THE "NEW ORDER OF THE AGES"?

By Thomas Storck | February 1998
Thomas Storck is a librarian in Washington, D.C., and a Contributing Editor of the NOR.

Some years ago I was involved with the Esperanto movement. Esperanto, as most people know, is a planned language designed to supplement the existing national languages for purposes of international communication. During my involvement with Esperanto, I was puzzled about why it had never obtained greater acceptance. I was convinced of the utility of an international language from the example of Latin in the Middle Ages, and I thought that the benefits of a tongue that united mankind would be evident, especially to intellectuals and educators. I even hoped that some of these educators might want to experiment with a university curriculum entirely in Esperanto, just as higher education in the Middle Ages had been entirely in Latin.

The benefits of Esperanto — the lessening of noxious nationalism, the elimination of linguistic barriers to the advancement of knowledge — would be such, I thought, as to appeal to modern, educated opinion. But educated opinion showed little or no interest. Why?

Gradually I began to see why, among Americans, there was a lack of enthusiasm about an international language to unite mankind. We believed we already had one. And this language was none other than English.

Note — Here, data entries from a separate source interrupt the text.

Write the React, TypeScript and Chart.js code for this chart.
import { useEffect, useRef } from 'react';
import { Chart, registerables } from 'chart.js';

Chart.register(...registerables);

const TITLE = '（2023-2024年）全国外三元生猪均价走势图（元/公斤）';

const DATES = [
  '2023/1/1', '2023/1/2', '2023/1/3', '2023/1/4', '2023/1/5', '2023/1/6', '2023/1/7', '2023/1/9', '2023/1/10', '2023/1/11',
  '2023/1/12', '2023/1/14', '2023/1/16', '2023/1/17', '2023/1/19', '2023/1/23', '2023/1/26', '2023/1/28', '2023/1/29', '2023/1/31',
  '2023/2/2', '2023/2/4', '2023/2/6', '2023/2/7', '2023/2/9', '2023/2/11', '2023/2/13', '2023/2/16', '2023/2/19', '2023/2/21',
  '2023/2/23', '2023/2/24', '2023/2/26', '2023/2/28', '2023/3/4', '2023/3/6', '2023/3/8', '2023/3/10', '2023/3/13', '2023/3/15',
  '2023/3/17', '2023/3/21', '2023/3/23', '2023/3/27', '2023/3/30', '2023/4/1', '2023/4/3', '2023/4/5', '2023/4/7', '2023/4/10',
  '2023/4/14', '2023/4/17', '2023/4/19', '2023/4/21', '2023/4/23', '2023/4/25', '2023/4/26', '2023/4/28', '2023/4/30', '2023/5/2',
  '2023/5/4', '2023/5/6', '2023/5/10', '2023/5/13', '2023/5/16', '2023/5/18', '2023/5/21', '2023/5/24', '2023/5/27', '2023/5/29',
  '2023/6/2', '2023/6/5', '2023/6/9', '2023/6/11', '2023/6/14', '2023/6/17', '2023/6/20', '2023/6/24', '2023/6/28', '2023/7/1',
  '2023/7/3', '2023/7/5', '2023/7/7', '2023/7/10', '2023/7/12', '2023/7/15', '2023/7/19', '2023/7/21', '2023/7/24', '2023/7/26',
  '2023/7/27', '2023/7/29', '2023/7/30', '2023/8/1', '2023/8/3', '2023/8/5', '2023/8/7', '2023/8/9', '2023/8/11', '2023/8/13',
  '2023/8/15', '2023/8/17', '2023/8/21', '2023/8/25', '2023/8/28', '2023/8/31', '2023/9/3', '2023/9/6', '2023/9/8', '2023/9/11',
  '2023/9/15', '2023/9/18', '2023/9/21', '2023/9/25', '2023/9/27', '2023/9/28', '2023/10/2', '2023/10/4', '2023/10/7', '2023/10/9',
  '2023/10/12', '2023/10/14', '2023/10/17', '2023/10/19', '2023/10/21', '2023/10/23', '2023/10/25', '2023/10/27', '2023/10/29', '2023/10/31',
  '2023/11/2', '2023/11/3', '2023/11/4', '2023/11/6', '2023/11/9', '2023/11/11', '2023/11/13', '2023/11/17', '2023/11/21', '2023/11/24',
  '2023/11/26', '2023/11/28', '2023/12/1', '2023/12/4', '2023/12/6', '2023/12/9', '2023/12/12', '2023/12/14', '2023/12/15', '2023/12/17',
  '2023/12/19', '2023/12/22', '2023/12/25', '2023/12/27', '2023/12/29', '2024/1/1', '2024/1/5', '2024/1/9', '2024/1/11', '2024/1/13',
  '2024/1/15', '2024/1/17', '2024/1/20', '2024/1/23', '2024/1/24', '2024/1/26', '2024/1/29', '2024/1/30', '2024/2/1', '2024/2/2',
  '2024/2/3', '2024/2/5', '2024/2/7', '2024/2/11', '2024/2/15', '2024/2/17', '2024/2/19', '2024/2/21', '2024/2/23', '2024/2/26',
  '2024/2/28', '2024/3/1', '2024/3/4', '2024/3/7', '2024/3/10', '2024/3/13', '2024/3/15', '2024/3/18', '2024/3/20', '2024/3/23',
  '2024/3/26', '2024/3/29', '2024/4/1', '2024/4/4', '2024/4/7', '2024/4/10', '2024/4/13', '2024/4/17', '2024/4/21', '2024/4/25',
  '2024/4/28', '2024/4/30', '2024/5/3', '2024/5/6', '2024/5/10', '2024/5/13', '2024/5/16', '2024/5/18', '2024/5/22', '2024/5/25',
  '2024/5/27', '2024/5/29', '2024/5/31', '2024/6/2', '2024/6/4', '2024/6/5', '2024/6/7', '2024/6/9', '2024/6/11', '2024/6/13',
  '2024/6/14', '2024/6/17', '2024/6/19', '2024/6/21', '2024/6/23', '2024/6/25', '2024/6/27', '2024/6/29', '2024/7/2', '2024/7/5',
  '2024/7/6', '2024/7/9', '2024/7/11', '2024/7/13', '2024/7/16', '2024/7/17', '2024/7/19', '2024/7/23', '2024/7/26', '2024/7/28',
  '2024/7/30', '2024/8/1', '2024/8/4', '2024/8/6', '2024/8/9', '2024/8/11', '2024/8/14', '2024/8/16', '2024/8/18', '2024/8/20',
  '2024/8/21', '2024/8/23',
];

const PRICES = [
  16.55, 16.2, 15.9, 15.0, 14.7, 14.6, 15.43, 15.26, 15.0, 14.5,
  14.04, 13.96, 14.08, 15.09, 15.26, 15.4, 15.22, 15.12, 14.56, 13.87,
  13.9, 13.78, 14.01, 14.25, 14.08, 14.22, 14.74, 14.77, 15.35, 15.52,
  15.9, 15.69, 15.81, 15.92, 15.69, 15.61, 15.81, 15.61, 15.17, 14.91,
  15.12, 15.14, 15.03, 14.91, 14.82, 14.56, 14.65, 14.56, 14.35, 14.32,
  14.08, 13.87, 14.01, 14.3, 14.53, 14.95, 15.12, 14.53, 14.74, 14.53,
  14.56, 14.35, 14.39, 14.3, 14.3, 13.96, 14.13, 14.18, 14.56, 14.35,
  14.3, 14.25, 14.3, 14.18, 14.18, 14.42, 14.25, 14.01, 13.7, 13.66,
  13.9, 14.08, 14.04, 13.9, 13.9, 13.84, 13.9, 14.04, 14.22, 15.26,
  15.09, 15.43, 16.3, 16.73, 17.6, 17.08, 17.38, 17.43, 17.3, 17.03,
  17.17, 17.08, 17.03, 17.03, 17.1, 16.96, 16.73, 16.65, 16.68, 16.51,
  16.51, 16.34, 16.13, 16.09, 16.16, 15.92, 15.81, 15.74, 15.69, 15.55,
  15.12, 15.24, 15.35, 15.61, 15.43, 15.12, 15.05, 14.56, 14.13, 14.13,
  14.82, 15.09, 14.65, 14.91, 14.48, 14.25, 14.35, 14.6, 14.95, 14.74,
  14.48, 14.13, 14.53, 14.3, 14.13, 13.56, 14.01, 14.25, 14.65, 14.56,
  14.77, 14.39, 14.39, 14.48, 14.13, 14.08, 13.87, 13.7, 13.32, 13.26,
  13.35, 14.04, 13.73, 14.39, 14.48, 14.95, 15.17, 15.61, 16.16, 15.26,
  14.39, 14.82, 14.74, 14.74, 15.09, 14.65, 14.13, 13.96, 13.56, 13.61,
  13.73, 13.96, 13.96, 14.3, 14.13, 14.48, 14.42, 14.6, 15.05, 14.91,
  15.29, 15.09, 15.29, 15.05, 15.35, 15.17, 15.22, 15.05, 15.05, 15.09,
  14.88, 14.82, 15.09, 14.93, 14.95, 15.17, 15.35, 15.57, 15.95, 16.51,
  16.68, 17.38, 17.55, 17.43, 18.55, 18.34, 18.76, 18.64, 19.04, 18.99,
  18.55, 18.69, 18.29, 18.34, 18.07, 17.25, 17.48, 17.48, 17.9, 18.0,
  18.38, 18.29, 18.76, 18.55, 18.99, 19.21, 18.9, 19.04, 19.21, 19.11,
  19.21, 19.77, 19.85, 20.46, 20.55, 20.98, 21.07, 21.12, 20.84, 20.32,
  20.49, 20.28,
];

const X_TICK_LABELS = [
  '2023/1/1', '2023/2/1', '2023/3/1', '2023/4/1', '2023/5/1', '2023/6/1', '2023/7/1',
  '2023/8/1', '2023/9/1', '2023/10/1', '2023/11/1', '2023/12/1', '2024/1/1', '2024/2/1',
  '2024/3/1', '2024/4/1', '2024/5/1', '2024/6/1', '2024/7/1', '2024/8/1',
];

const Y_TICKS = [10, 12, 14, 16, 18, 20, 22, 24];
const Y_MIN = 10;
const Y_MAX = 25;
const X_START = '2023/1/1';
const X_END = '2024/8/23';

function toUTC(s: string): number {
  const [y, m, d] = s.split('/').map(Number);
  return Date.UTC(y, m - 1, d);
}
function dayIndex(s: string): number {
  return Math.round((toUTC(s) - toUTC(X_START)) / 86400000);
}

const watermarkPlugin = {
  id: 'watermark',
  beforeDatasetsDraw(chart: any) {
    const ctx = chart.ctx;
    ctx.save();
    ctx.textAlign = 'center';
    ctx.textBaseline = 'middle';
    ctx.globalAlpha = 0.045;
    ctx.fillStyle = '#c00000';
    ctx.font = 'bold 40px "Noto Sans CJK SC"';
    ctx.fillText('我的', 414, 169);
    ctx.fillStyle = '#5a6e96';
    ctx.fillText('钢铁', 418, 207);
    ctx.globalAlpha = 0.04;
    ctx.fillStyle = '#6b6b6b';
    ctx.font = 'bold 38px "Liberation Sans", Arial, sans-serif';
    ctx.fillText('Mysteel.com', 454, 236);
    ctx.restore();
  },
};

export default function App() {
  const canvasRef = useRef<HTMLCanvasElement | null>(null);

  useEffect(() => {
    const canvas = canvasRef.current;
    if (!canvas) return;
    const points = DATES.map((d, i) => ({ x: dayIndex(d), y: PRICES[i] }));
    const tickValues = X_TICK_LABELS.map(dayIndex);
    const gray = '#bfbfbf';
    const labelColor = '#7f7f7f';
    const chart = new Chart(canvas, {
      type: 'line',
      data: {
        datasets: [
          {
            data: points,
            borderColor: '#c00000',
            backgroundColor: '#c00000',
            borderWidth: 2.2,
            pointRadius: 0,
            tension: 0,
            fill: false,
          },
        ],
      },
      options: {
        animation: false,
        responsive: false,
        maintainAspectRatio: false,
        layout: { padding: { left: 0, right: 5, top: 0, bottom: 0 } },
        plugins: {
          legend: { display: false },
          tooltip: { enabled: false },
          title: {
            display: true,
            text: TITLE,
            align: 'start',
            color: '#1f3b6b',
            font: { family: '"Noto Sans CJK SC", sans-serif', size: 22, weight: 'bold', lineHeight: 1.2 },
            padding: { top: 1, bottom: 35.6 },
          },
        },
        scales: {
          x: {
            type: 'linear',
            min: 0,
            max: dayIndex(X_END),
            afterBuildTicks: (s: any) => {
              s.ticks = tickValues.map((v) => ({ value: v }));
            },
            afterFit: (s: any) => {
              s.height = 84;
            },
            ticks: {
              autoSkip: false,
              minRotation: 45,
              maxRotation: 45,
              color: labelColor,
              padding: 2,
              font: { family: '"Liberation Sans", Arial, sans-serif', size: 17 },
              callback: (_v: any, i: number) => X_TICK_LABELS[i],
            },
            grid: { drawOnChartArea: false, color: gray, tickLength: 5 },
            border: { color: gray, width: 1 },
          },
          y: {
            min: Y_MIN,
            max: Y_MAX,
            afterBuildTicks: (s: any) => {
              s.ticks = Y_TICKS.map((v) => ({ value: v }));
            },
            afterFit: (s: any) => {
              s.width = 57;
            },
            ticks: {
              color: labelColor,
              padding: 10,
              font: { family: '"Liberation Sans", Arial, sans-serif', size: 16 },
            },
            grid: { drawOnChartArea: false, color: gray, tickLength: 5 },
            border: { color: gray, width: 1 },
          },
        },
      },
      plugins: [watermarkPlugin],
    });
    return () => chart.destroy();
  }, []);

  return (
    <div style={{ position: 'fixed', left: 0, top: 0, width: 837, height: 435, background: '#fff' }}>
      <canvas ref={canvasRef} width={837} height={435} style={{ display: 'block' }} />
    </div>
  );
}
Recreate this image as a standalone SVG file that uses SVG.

English has indeed become widely spoken, and in some sense can be called an international language today. It is at least the international language of commerce and technology. But it has become clear to me that English is not simply a convenient linguistic tool. On a deeper level, English — especially American English — is both a symbol of and an agent for the spread of a universal civilization or culture. English has become a visible, audible sign of the new world order that the globalization of commerce is fast creating.